Next to headlines on the ongoing government shutdown, the prospect of a default on the national debt, and the spike in the price of short-term federal IOUs which, according to one wonk “ should terrify you,” the news that Berkeley’s own Janet Yellen was tapped to chair the Federal Reserve might have been the least exciting economic news you’ll read all week.
For many a Fed watcher, yesterday’s news that President Obama asked professor emeritus Yellen to step up from her position as Vice-Chairperson of the country’s central bank to replace Ben Bernanke in the top spot, comes as a mere formalization of the inevitable. Since the Obama’s preferred candidate, Lawrence Summers, withdrew his name from consideration last month (to the delight of progressives across the country), Yellen has been the presumed front runner. According to Slate’s Matt Yglesias, Yellin is “the exact right mix of ‘is a Democrat’ and ‘is not a Democratic Party operative.’”
Now that it’s official, Yellen’s nomination may be deemed newsworthy (even historic) for the two ways in which the former San Francisco Fed branch president stands apart from her predecessors.
First, Yellin, if confirmed, will be the first Democrat to hold the position since Paul Volker stepped down in 1987. Second, and much more noteworthy, she would be the Fed’s first chairwoman of the Federal Reserve. That’s a glass ceiling that has remained more or less unbroken the world over. No major economy has ever abided a woman targeting its interest rates.
But in all the ways that count in central banking, says Berkeley economist David Romer, Yellen’s promotion will be no major departure—her political affiliation and gender notwithstanding.
“It definitely represents a continuation,” Romer said in an emailed response. Romer, who, along with his wife, Christina Romer, was one of 505 economists to co-sign an open letter last month to President Obama in support of Yellen, says that he would expect a Yellen-led Fed to very much resemble Bernanke’s.
“In light of the fact that she helped design [current] policies, I think it’s unlikely that she would change them rapidly,” he says.
While conservatives in the Senate are likely to wrinkle their noses at Yellen, who, says Romer, is considered a “dove” in monetary-policy jargon for her willingness to take aggressive action on unemployment rather than focus principally on the prospect of inflation, her approach will at least look familiar.

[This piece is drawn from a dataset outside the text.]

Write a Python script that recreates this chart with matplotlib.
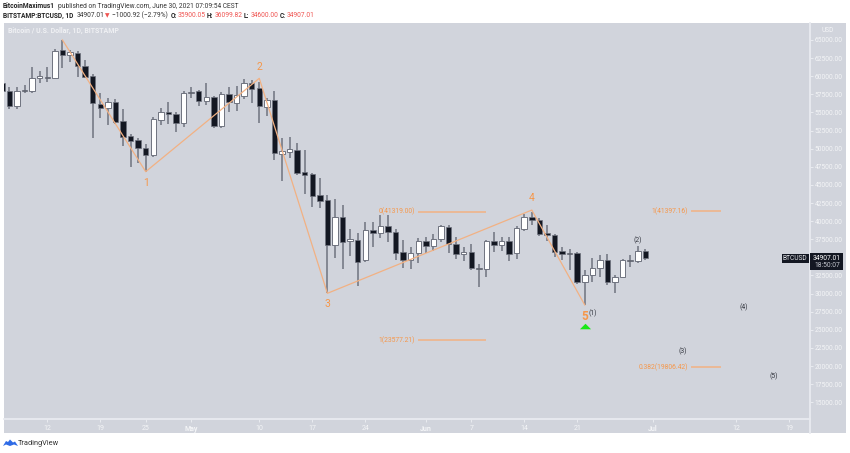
import numpy as np
import pandas as pd
import matplotlib
matplotlib.use("Agg")
import matplotlib.pyplot as plt
from matplotlib.patches import Rectangle, Polygon
from matplotlib.lines import Line2D

plt.rcParams['font.family'] = ['Roboto', 'DejaVu Sans']

# daily candles, 6 Apr - 30 Jun 2021
dates = pd.date_range('2021-04-06', '2021-06-30')
opens = [59100, 57960, 55850, 58100, 58000, 59710, 59900, 59760, 63620, 62890, 63250, 61450, 60030, 56210, 55660, 56440,
         53780, 51750, 51160, 50100, 49090, 54000, 55060, 54830, 53590, 57870, 57920, 56580, 57180, 53170, 57500, 56340,
         57310, 59020, 58330, 55800, 56720, 49300, 49580, 49820, 46740, 46470, 43560, 42920, 36710, 40530, 37220, 37400,
         34640, 38780, 38320, 39290, 38550, 35700, 34640, 35560, 37260, 36620, 37540, 39230, 36800, 35430, 35740, 33530,
         33360, 37300, 36670, 37260, 35560, 38920, 40530, 40160, 38370, 38050, 35880, 35600, 35560, 31560, 32530, 33580,
         34590, 31560, 32230, 34700, 34470, 35900]
highs = [59300, 58470, 58470, 58790, 61230, 60720, 61230, 63800, 65000, 63620, 63520, 62300, 60300, 57640, 56960, 56860,
         55480, 52030, 51430, 50650, 54340, 55570, 56440, 55100, 57920, 58560, 58100, 59020, 57300, 57790, 58470, 58650,
         59580, 59480, 59250, 57040, 57960, 51440, 51570, 50730, 49820, 46700, 45920, 43610, 43010, 42230, 38920, 38320,
         39930, 39930, 40850, 40850, 38920, 37400, 36480, 37630, 37860, 38230, 39470, 39470, 37860, 36480, 36800, 34090,
         37400, 38460, 37860, 37860, 39330, 40990, 41300, 40390, 39470, 38190, 36480, 36100, 35700, 33260, 34960, 35330,
         35470, 32570, 34780, 35330, 36570, 36100]
lows = [57870, 55430, 55500, 57640, 57730, 59110, 59250, 59600, 61100, 62000, 59930, 59700, 51440, 54190, 53270, 53370,
        50370, 47510, 47980, 46830, 48900, 53270, 53400, 52300, 52950, 56960, 55890, 56030, 52900, 52810, 55100, 55240,
        56860, 56260, 53500, 54510, 48440, 45580, 48760, 46370, 43700, 42000, 41860, 30040, 34860, 33400, 35200, 31050,
        34320, 36400, 37720, 37170, 34640, 33580, 33360, 34190, 35560, 35880, 37170, 35600, 34780, 34540, 33260, 30960,
        32340, 35700, 35880, 34540, 34730, 38680, 39470, 37990, 37300, 35100, 34640, 33260, 31280, 28430, 31600, 32250,
        31190, 30040, 32110, 33710, 34190, 34600]
closes = [57960, 55890, 58000, 58000, 59760, 59990, 59800, 63520, 62930, 63300, 61410, 59930, 56260, 55660, 56440, 53720,
          51570, 51060, 50050, 49090, 54060, 55060, 54790, 53590, 57730, 57730, 56580, 57090, 53170, 57500, 56440, 57410,
          59020, 58240, 55890, 56720, 49360, 49680, 49900, 46600, 46370, 43510, 42780, 36710, 40620, 37170, 37540, 34400,
          38780, 38320, 39290, 38500, 35650, 34640, 35650, 37260, 36620, 37540, 39290, 36800, 35470, 35800, 33480, 33360,
          37300, 36710, 37260, 35470, 39010, 40530, 40120, 38190, 38050, 35800, 35470, 35470, 31560, 32530, 33580, 34590,
          31560, 32230, 34700, 34470, 35880, 34907]

# elliott wave path
wave_dates = ['2021-04-14', '2021-04-25', '2021-05-10', '2021-05-19', '2021-06-15', '2021-06-22']
wave_prices = [65000, 46830, 59710, 30040, 41530, 28430]
wave_labels = ['', '1', '2', '3', '4', '5']

# fib levels
fib_texts = ['0(41319.00)', '1(23577.21)', '1(41397.16)', '0.382(19806.42)']
fib_prices = [41319.00, 23577.21, 41397.16, 19806.42]
fib_starts = ['2021-05-31', '2021-05-31', '2021-07-06', '2021-07-06']
fib_ends = ['2021-06-09', '2021-06-09', '2021-07-10', '2021-07-10']

# small black wave count
count_texts = ['(1)', '(2)', '(3)', '(4)', '(5)']
count_dates = ['2021-06-23', '2021-06-29', '2021-07-05', '2021-07-13', '2021-07-17']
count_prices = [27320, 37400, 22080, 28150, 18630]

price_ticks = np.arange(15000, 65001, 2500)
time_ticks = ['2021-04-12', '2021-04-19', '2021-04-25', '2021-05-01', '2021-05-10', '2021-05-17', '2021-05-24',
              '2021-06-01', '2021-06-07', '2021-06-14', '2021-06-21', '2021-07-01', '2021-07-12', '2021-07-19']
time_labels = ['12', '19', '25', 'May', '10', '17', '24', 'Jun', '7', '14', '21', 'Jul', '12', '19']

BG = '#d1d4dc'
AXIS = '#e9ebf0'
DARK = '#131722'
WICK = '#6f737f'
ORANGE = '#f6974a'
LINE = '#f2b183'
W, H = 850, 453


def fx(px):
    return px / W


def fy(py):
    return 1 - py / H


fig = plt.figure(figsize=(8.5, 4.53), dpi=100, facecolor='white')
fig.patches.append(Rectangle((fx(4), fy(433)), 842 / W, 410 / H, transform=fig.transFigure, color=BG, lw=0, zorder=-5))

ax = fig.add_axes([fx(4), fy(419), 806 / W, 396 / H])
ax.patch.set_alpha(0)
t0 = pd.Timestamp('2021-04-12')
ax.set_xlim(t0 - pd.Timedelta(days=5.72), t0 + pd.Timedelta(days=100.75))
ax.set_ylim(12695, 67346)

opens = np.array(opens)
closes = np.array(closes)
up = closes >= opens
ax.vlines(dates, lows, highs, color=WICK, lw=1.1, zorder=2)
ax.bar(dates[up], (closes - opens)[up], bottom=opens[up], width=0.72, color='white', edgecolor=WICK, lw=0.7, zorder=3)
ax.bar(dates[~up], (opens - closes)[~up], bottom=closes[~up], width=0.72, color=DARK, edgecolor=WICK, lw=0.5, zorder=3)

wave_x = pd.to_datetime(wave_dates)
ax.plot(wave_x, wave_prices, color=LINE, lw=0.9, zorder=4)
for x, p, s in zip(wave_x, wave_prices, wave_labels):
    if not s:
        continue
    off = -8 if s in ('1', '3', '5') else 8.5
    ax.annotate(s, (x, p), xytext=(0, off), textcoords='offset points', ha='center', va='center', color=ORANGE,
                fontsize=8.5 if s == '5' else 7.5, fontweight='bold' if s == '5' else 'normal', zorder=5)

for s, p, a, b in zip(fib_texts, fib_prices, fib_starts, fib_ends):
    ax.hlines(p, pd.Timestamp(a), pd.Timestamp(b), color=LINE, lw=1.1, zorder=4)
    ax.annotate(s, (pd.Timestamp(a), p), xytext=(-2, 0), textcoords='offset points', ha='right', va='center',
                color=ORANGE, fontsize=4.9, zorder=5)

for s, d, p in zip(count_texts, count_dates, count_prices):
    ax.text(pd.Timestamp(d), p, s, ha='center', va='center', color='#33363f', fontsize=4.9, zorder=5)

# buy marker under wave 5
ax.plot([pd.Timestamp('2021-06-22')], [25530], marker=[(-1, -0.5), (1, -0.5), (0, 0.5)], ms=8, color='#18e818', mew=0, zorder=5)

ax.spines[['top', 'left']].set_visible(False)
ax.spines[['right', 'bottom']].set_color(AXIS)
ax.spines[['right', 'bottom']].set_linewidth(1.3)
ax.yaxis.tick_right()
ax.set_yticks(price_ticks)
# the 35000 label sits behind the last price tag
ax.set_yticklabels(['' if p == 35000 else '%.2f' % p for p in price_ticks])
ax.set_xticks(pd.to_datetime(time_ticks))
ax.set_xticklabels(time_labels)
ax.tick_params(axis='y', length=2, width=0.7, color=AXIS, labelcolor='#f4f5f7', labelsize=4.8, pad=1.5)
ax.tick_params(axis='x', length=2, width=0.7, color=AXIS, labelcolor='#f4f5f7', labelsize=5, pad=2)
for lab, s in zip(ax.get_xticklabels(), time_labels):
    if s in ('May', 'Jun', 'Jul'):
        lab.set_fontweight('bold')
fig.add_artist(Line2D([fx(810), fx(810)], [fy(419), fy(433)], color=AXIS, lw=1.3))

fig.text(fx(828), fy(31), 'USD', color='#f4f5f7', fontsize=4.8, ha='center', va='center')
fig.text(fx(8), fy(31), 'Bitcoin / U.S. Dollar, 1D, BITSTAMP', color='#f0f1f4', fontsize=5, fontweight='bold', va='center')

# last price tags
fig.patches.append(Rectangle((fx(781.5), fy(262.5)), 27.5 / W, 8.5 / H, transform=fig.transFigure, color=DARK, lw=0))
fig.patches.append(Rectangle((fx(810), fy(270)), 33 / W, 17 / H, transform=fig.transFigure, color=DARK, lw=0))
fig.text(fx(795), fy(258.3), 'BTCUSD', color='#e4e6ea', fontsize=4.8, ha='center', va='center')
fig.text(fx(827), fy(258.3), '34907.01', color='white', fontsize=4.9, ha='center', va='center')
fig.text(fx(827), fy(265.7), '18:50:07', color='#c4c7cf', fontsize=4.9, ha='center', va='center')

# header
HEAD = 4.8
fig.text(fx(3), fy(6.5), 'BitcoinMaximus1', color='#222', fontsize=HEAD, fontweight='bold', va='center')
fig.text(fx(58), fy(6.5), 'published on TradingView.com, June 30, 2021 07:09:54 CEST', color='#333', fontsize=HEAD, va='center')
fig.text(fx(3), fy(15.5), 'BITSTAMP:BTCUSD, 1D', color='#222', fontsize=HEAD, fontweight='bold', va='center')
fig.text(fx(77), fy(15.5), '34907.01', color='#333', fontsize=HEAD, va='center')
fig.text(fx(105), fy(15.5), '▼', color='#ef5350', fontsize=4.2, va='center')
fig.text(fx(112), fy(15.5), '−1000.92 (−2.79%)', color='#333', fontsize=HEAD, va='center')
for x, vx, k, v in zip([171, 207, 244, 279.5], [178, 215, 251, 287], ['O:', 'H:', 'L:', 'C:'],
                       ['35900.05', '36099.82', '34600.00', '34907.01']):
    fig.text(fx(x), fy(15.5), k, color='#222', fontsize=HEAD, fontweight='bold', va='center')
    fig.text(fx(vx), fy(15.5), v, color='#ef5350', fontsize=HEAD, va='center')

# footer logo
fig.patches.append(Polygon([(fx(p), fy(q)) for p, q in [(3, 446), (6, 441), (8, 442), (10, 439.5), (13, 442.5), (15, 441.5), (18, 446), (14, 444.5), (10, 446), (6, 444.5)]],
                           closed=True, transform=fig.transFigure, color='#2e6be6', lw=0))
fig.text(fx(18), fy(443.5), 'TradingView', color='#333', fontsize=5.3, va='center')

fig.savefig('out.png', dpi=100)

“There’s no reason to expect her to initiate any radical change,” he says. “Nor will she necessarily advocate more quantitative easing. The Fed has other tools, notably ‘forward guidance’—that is, statements about how long it plans to keep its target for short-term interest rates low and the conditions under which it will start raising rates. I’d expect Janet to keep her eyes firmly on the Fed’s statutory goals—low and stable inflation and maximum sustainable employment—and look for the best tools available to help the economy achieve them.”
Bernanke’s stewardship of the national economy in the post-Lehman era has been characterized by three successive rounds of “quantitative easing”—a policy stance in which the Federal Reserve expands the range of securities it’s willing to deal in, removing longer-term, riskier, and potentially “toxic” assets from the balance sheets of the nation’s largest banks in exchange for torrents of cash, in the hope that all that loose money will make its way out into the larger economy. As Vice-Chair during the second and third iterations of that policy, nicknamed “QE2” and “QE3” (still ongoing), Yellen has been seen as one of its strongest advocates.
Still, that isn’t to suggest that a Yellen Fed will be indistinguishable from a Bernanke Fed. The chair is wrangler of the Board of Governors and the interest rate targeting Federal Reserve’s Open Market Committee, and the public face of the institution. The fed head’s every word is closely monitored and acted upon by Wall Street. So this is a job that demands in addition to economic expertise, political agility and a bit of media savvy.
Here, says Romer, Yellen may differ from her current boss.
“Ben Bernanke has made the Fed a much more democratic place than it was under his predecessors,” he says. “Where she may differ from [him] is that, rather than accepting that there’s a wide range of opinions (which has sometimes resulted in a confusing cacophony from the Fed), she may try to use her ties, her strong collegiality, and the fact that she’s broadly respected to work harder to achieve consensus, and thus give the public and people in the market a stronger and clearer picture of where policy is heading.”
Of course, all of this discussion presumes that Yellen will make it through the Senate before Bernanke steps down next January. According to at least one analyst, that confirmation would seem as likely as any on Capitol Hill. Then again, with political discord as intense as it is these days, maybe it’s best to avoid predictions.